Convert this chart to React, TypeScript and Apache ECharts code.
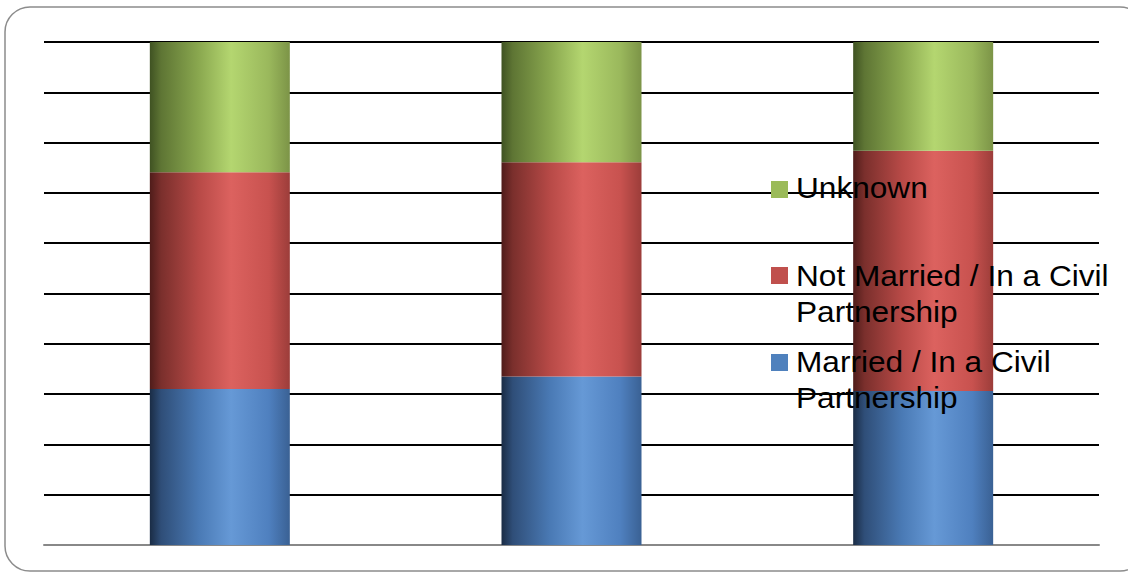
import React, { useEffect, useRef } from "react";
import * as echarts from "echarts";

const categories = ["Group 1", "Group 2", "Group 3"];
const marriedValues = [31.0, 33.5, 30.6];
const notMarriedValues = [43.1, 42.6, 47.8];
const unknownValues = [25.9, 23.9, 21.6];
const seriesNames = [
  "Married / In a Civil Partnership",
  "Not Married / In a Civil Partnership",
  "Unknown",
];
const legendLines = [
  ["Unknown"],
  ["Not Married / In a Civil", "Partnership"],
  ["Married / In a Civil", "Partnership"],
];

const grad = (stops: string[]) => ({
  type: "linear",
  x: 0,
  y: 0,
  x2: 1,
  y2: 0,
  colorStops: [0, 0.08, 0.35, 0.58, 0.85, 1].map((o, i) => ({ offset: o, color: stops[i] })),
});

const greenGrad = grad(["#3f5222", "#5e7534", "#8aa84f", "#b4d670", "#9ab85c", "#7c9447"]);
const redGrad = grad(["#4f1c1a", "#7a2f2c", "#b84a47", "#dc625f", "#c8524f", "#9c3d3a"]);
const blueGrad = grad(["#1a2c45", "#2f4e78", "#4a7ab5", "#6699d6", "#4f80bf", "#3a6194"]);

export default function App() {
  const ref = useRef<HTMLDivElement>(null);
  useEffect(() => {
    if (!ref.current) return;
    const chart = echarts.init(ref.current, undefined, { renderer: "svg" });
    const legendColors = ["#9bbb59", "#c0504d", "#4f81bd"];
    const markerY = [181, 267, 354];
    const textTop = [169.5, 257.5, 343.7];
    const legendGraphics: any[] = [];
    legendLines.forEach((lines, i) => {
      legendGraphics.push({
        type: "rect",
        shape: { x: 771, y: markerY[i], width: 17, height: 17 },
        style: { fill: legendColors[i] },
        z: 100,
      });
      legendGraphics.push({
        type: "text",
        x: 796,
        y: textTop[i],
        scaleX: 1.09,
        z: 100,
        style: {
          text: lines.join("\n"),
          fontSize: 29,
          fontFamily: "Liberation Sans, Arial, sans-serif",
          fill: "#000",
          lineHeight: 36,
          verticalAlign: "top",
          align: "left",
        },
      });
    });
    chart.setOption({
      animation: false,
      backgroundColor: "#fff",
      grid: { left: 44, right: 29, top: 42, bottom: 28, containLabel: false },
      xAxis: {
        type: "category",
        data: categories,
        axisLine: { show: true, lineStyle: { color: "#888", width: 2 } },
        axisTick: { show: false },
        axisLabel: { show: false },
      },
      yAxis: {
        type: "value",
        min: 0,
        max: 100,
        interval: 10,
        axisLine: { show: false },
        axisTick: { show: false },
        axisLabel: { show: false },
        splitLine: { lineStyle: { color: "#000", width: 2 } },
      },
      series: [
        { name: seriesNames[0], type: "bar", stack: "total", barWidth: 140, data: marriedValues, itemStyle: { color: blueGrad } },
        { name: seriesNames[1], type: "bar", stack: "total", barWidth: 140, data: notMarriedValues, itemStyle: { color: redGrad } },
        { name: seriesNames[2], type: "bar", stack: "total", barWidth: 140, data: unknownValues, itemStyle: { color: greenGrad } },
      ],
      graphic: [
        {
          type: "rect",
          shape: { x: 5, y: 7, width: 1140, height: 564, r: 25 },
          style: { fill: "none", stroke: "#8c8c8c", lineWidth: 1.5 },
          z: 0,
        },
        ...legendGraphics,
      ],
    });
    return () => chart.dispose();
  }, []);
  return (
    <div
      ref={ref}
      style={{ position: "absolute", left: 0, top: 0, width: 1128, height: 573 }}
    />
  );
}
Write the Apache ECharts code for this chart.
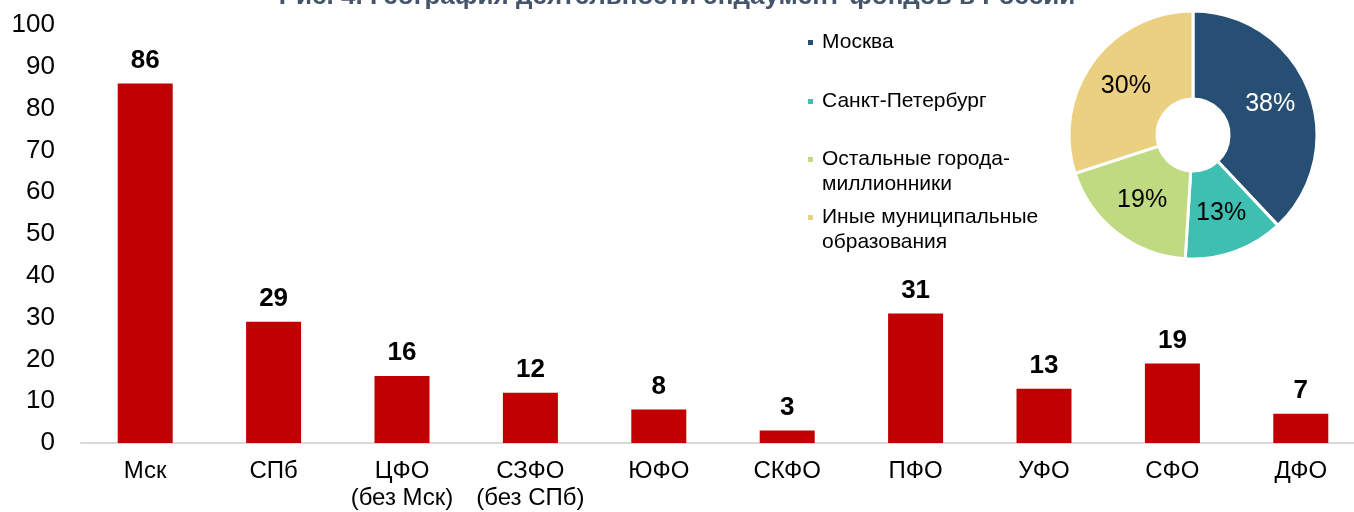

= = = = =

■ Your goal:
Your copy should match the records word for word, with the pictures removed.

■ Completed task:
Convert this chart to React, TypeScript and Apache ECharts code.
import React, { useEffect, useRef } from "react";
import * as echarts from "echarts";

const categories = ["Group 1", "Group 2", "Group 3"];
const marriedValues = [31.0, 33.5, 30.6];
const notMarriedValues = [43.1, 42.6, 47.8];
const unknownValues = [25.9, 23.9, 21.6];
const seriesNames = [
  "Married / In a Civil Partnership",
  "Not Married / In a Civil Partnership",
  "Unknown",
];
const legendLines = [
  ["Unknown"],
  ["Not Married / In a Civil", "Partnership"],
  ["Married / In a Civil", "Partnership"],
];

const grad = (stops: string[]) => ({
  type: "linear",
  x: 0,
  y: 0,
  x2: 1,
  y2: 0,
  colorStops: [0, 0.08, 0.35, 0.58, 0.85, 1].map((o, i) => ({ offset: o, color: stops[i] })),
});

const greenGrad = grad(["#3f5222", "#5e7534", "#8aa84f", "#b4d670", "#9ab85c", "#7c9447"]);
const redGrad = grad(["#4f1c1a", "#7a2f2c", "#b84a47", "#dc625f", "#c8524f", "#9c3d3a"]);
const blueGrad = grad(["#1a2c45", "#2f4e78", "#4a7ab5", "#6699d6", "#4f80bf", "#3a6194"]);

export default function App() {
  const ref = useRef<HTMLDivElement>(null);
  useEffect(() => {
    if (!ref.current) return;
    const chart = echarts.init(ref.current, undefined, { renderer: "svg" });
    const legendColors = ["#9bbb59", "#c0504d", "#4f81bd"];
    const markerY = [181, 267, 354];
    const textTop = [169.5, 257.5, 343.7];
    const legendGraphics: any[] = [];
    legendLines.forEach((lines, i) => {
      legendGraphics.push({
        type: "rect",
        shape: { x: 771, y: markerY[i], width: 17, height: 17 },
        style: { fill: legendColors[i] },
        z: 100,
      });
      legendGraphics.push({
        type: "text",
        x: 796,
        y: textTop[i],
        scaleX: 1.09,
        z: 100,
        style: {
          text: lines.join("\n"),
          fontSize: 29,
          fontFamily: "Liberation Sans, Arial, sans-serif",
          fill: "#000",
          lineHeight: 36,
          verticalAlign: "top",
          align: "left",
        },
      });
    });
    chart.setOption({
      animation: false,
      backgroundColor: "#fff",
      grid: { left: 44, right: 29, top: 42, bottom: 28, containLabel: false },
      xAxis: {
        type: "category",
        data: categories,
        axisLine: { show: true, lineStyle: { color: "#888", width: 2 } },
        axisTick: { show: false },
        axisLabel: { show: false },
      },
      yAxis: {
        type: "value",
        min: 0,
        max: 100,
        interval: 10,
        axisLine: { show: false },
        axisTick: { show: false },
        axisLabel: { show: false },
        splitLine: { lineStyle: { color: "#000", width: 2 } },
      },
      series: [
        { name: seriesNames[0], type: "bar", stack: "total", barWidth: 140, data: marriedValues, itemStyle: { color: blueGrad } },
        { name: seriesNames[1], type: "bar", stack: "total", barWidth: 140, data: notMarriedValues, itemStyle: { color: redGrad } },
        { name: seriesNames[2], type: "bar", stack: "total", barWidth: 140, data: unknownValues, itemStyle: { color: greenGrad } },
      ],
      graphic: [
        {
          type: "rect",
          shape: { x: 5, y: 7, width: 1140, height: 564, r: 25 },
          style: { fill: "none", stroke: "#8c8c8c", lineWidth: 1.5 },
          z: 0,
        },
        ...legendGraphics,
      ],
    });
    return () => chart.dispose();
  }, []);
  return (
    <div
      ref={ref}
      style={{ position: "absolute", left: 0, top: 0, width: 1128, height: 573 }}
    />
  );
}
Write the Apache ECharts code for this chart.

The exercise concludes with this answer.